У историков философии при подготовке справочных изданий и учебных пособий нет права обойти вниманием того философа, который оказывается недоступным пониманию, по разным причинам. Возникает трагикомичная ситуация: профессору надо пересказать то, что самому в действительности непонятно. Поэтому поводу можно без особого труда составить хрестоматию нелепых пересказов авторитетных авторов из самых авторитетных научных и образовательных учреждений по всему миру. Однако, более плодотворным представляется разобрать те трудности, которые не только затрудняют пересказ в философии, но практически делают его невозможным в силу особенностей текста даже при хорошей сохранности.
Существуют тексты, при пересказе которых самым вредным пороком является интерпретация, право на которую многие присваивают себе самовольно.
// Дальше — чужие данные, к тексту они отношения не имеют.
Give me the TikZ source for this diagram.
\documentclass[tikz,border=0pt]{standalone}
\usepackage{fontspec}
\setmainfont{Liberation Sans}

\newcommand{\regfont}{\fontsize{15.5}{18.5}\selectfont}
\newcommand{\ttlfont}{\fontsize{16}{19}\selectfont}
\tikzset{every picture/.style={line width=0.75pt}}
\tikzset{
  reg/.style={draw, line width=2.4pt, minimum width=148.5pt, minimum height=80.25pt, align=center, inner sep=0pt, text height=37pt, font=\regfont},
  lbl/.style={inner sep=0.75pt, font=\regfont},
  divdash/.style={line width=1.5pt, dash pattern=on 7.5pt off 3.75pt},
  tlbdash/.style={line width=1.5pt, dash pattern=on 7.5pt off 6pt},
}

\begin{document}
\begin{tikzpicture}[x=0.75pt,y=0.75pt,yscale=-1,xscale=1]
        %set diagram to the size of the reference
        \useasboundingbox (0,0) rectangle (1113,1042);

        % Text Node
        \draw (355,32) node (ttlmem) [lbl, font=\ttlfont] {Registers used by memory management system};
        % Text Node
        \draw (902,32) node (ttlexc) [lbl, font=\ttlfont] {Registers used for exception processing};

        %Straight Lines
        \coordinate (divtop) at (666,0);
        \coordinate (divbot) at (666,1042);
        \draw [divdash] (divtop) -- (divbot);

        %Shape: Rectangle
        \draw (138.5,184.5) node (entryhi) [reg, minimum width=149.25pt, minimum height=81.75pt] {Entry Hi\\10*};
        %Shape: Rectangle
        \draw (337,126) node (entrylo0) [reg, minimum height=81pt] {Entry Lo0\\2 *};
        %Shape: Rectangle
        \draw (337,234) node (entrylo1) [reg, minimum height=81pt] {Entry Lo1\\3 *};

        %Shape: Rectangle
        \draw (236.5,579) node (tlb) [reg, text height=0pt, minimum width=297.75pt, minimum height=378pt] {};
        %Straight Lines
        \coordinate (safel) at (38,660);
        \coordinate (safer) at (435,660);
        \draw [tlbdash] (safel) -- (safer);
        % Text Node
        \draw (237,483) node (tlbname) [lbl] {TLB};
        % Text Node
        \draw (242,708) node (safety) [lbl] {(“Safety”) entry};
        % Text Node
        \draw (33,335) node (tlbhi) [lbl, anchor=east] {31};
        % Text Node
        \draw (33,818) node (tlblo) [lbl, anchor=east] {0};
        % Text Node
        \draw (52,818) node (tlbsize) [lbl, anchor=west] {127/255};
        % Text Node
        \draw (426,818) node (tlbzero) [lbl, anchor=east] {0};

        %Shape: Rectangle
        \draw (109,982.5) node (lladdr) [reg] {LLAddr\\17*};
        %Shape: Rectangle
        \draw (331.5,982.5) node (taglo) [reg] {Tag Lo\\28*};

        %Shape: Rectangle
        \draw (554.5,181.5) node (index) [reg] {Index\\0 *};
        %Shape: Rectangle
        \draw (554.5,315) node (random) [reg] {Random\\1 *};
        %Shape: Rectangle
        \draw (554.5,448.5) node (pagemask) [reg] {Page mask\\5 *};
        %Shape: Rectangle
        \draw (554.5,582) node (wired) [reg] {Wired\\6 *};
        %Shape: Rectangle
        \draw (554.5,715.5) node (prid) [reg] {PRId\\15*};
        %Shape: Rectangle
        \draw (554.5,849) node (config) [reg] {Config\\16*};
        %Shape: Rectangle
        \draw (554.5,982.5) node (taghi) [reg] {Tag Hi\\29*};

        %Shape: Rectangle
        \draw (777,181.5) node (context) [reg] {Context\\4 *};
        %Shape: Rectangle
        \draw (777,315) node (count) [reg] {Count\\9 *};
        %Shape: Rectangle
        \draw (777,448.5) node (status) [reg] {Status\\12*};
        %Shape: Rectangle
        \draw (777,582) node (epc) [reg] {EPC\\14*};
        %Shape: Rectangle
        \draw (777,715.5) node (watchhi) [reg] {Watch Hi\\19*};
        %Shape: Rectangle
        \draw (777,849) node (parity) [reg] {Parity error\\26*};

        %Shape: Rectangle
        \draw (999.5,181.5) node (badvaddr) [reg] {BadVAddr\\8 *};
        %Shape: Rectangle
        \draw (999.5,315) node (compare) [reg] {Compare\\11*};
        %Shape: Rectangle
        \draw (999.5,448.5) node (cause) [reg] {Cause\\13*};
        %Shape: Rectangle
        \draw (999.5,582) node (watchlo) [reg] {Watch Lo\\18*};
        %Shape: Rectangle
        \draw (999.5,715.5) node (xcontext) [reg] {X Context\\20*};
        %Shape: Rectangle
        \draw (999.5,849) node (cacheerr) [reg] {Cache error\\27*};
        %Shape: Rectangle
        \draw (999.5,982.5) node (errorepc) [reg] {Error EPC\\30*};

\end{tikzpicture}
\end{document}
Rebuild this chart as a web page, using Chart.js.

Никто не пишет тексты ради того, чтобы их интерпретировали. Тексты пишут в расчете на понимание, «для своих». Интерпретатор заранее ставит себя в позицию чужака. Напротив, в пересказе стоит задача «стать своим», независимо от временных и культурных дистанций. Для «своих» методология кардинально меняется: текст служит не «интерпретациям», а узнаванию – подобно тому, как в старом и искалеченном временем и обстоятельствами человеке узнают своего друга детства. Метод физиогномики очень полезен в истории философии: до каких бы карикатур не доводились фрагменты текстов, всегда можно узнать, о чем, собственно, велась речь. Даже при любой гротестности карикатура узнаваема в лицах и ситуациях – для «своих».